LOVE and HATE Process

I love a standard set of rules to operate by. It’s how I do my email communication with prospects and clients. It’s how I don’t forget my keys in the car, or how I don’t lock myself out of the office.

Process is awesome, until it’s not.

Ugh, the meetings

One company I worked at had a daily check-in process. They called it a ‘stand up’ in their attempt to be agile but it didn’t really run like a proper stand up.

It ran like a water cooler meeting, where everyone started by shooting the breeze for ten minutes, then someone gave their report, which trundled on for…way too long. Then we moved to the next person.

That resulted in a 60- to 90-minute meeting every day that broke things up for some, or for me, started my day.

One of the biggest things I’ve learned is that the course of my day is determined by how my morning starts. If things are scattered and my routine is broken up then my whole day is significantly less productive.

Not just a bit less productive — I end up doing about 10% of the work I should be doing. I just can’t focus at all when my day doesn’t get off to a good start.

Getting things done

The real reason I dislike processes is that in so many cases they simply don’t help me get my job done. They often actually make it harder to get the work I need to done.

This is where many businesses sit. They take some process from some book they read and implement it. Only they don’t do it totally, so instead of a 10- to 15-minute stand up, they have a 90-minute one.

The process is totally broken, but at least it’s getting done, so it has momentum. Of course we never want to stop something with momentum — it’s already moving, right? And what on Earth will we replace it with?

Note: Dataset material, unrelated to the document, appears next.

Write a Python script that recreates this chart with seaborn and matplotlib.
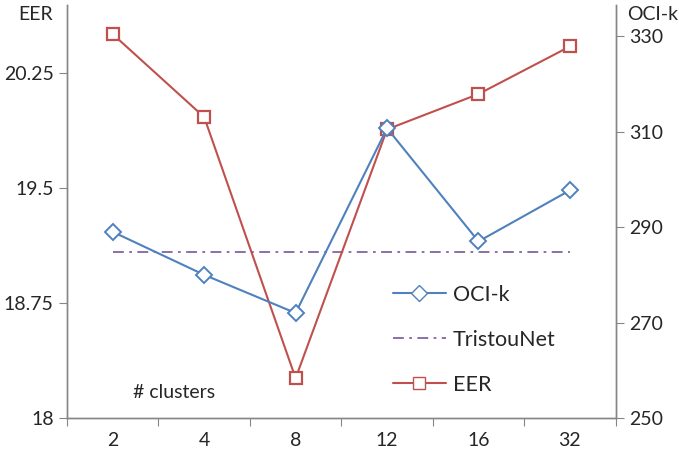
import pandas as pd
import numpy as np
import matplotlib.pyplot as plt
import seaborn as sns
from matplotlib.lines import Line2D

clusters = ["2", "4", "8", "12", "16", "32"]
eer = [20.50, 19.96, 18.26, 19.88, 20.11, 20.42]
oci_k = [289.0, 280.0, 272.0, 310.7, 287.0, 297.7]
tristounet = [19.08] * 6

df = pd.DataFrame({"clusters": clusters, "EER": eer, "OCI-k": oci_k, "TristouNet": tristounet})

sns.set_style("white")
plt.rcParams["font.family"] = ["Lato", "DejaVu Sans"]

blue = "#4F81BD"
red = "#C0504D"
purple = "#8064A2"
grey = "#868686"
dashdot = (0, (6, 3, 1.5, 3))

fig = plt.figure(figsize=(6.79, 4.53), dpi=100)
ax = fig.add_axes([0.0987, 0.077, 0.808, 0.912])
ax2 = ax.twinx()

sns.lineplot(data=df, x="clusters", y="TristouNet", ax=ax, color=purple, lw=1.3,
             linestyle=dashdot, sort=False)
sns.lineplot(data=df, x="clusters", y="EER", ax=ax, color=red, lw=1.5, marker="s",
             markersize=8, markerfacecolor="white", markeredgecolor=red,
             markeredgewidth=1.6, sort=False, zorder=5)
sns.lineplot(data=df, x="clusters", y="OCI-k", ax=ax2, color=blue, lw=1.5, marker="D",
             markersize=8, markerfacecolor="white", markeredgecolor=blue,
             markeredgewidth=1.4, sort=False)

ax.set_ylim(18, 20.69)
ax.set_yticks([18, 18.75, 19.5, 20.25])
ax.set_yticklabels(["18", "18.75", "19.5", "20.25"])
ax2.set_ylim(250, 336.5)
ax2.set_yticks([250, 270, 290, 310, 330])

ax.set_xlim(-0.5, 5.5)
ax.set_xticks(np.arange(-0.5, 6, 1))
ax.set_xticklabels([""] * 7)
ax.set_xticks(np.arange(6), minor=True)
ax.set_xticklabels(clusters, minor=True)
ax.tick_params(axis="x", which="major", length=6, color=grey, direction="out", bottom=True)
ax.tick_params(axis="x", which="minor", length=0, pad=10, labelsize=14)
ax.tick_params(axis="y", length=6, color=grey, direction="out", left=True, labelsize=14)
ax2.tick_params(axis="y", length=6, color=grey, direction="out", right=True, labelsize=14)

ax.set_xlabel("")
ax.set_ylabel("")
ax2.set_ylabel("")
ax.grid(False)
ax2.grid(False)

for a in (ax, ax2):
    a.spines["top"].set_visible(False)
    for s in ("left", "right", "bottom"):
        a.spines[s].set_color(grey)
        a.spines[s].set_linewidth(1.0)

fig.text(0.027, 0.968, "EER", fontsize=14, va="center")
fig.text(0.923, 0.968, "OCI-k", fontsize=14, va="center")
ax.text(0.67, 18.17, "# clusters", fontsize=14, ha="center", va="center")

handles = [
    Line2D([], [], color=blue, lw=1.5, marker="D", markersize=8,
           markerfacecolor="white", markeredgecolor=blue, markeredgewidth=1.0),
    Line2D([], [], color=purple, lw=1.3, linestyle=dashdot),
    Line2D([], [], color=red, lw=1.5, marker="s", markersize=8,
           markerfacecolor="white", markeredgecolor=red, markeredgewidth=1.0),
]
ax2.legend(handles, ["OCI-k", "TristouNet", "EER"], frameon=False, fontsize=15.5,
           loc="upper left", bbox_to_anchor=(0.558, 0.37), handlelength=2.5,
           labelspacing=1.16, handletextpad=0.3)

fig.savefig("out.png", dpi=100)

Take some time this week and look at the processes you’re already using in your business. Are they really helping you get anything done or do they just have momentum?

photo credit: jreed cc

1 thought on “LOVE and HATE Process

  1. Hi there, yes my last padded cubicle job had daily “scrums” as part of the agile way. Really, and blatantly, it was a way to checkup on people to assure they arrived by a certain time. I deeply resented it , it was always the head guys platform to rant on how you just need to get the work done and if you’re working a lot of hours, so be it, welcome to software development. Very encouraging, yeah? Don’t miss those days one bit. These days I’m grateful to work 100% from home. I must start my day with some quiet time , sipping coffee, catching up on social things before diving in to the “meat” of the day. That is my informal process. As my freelance work hopefully takes over sooner rather than later, I will probably have to get a little more structured since the “free” in freelance isn’t really about bouncing from thing to thing IMO.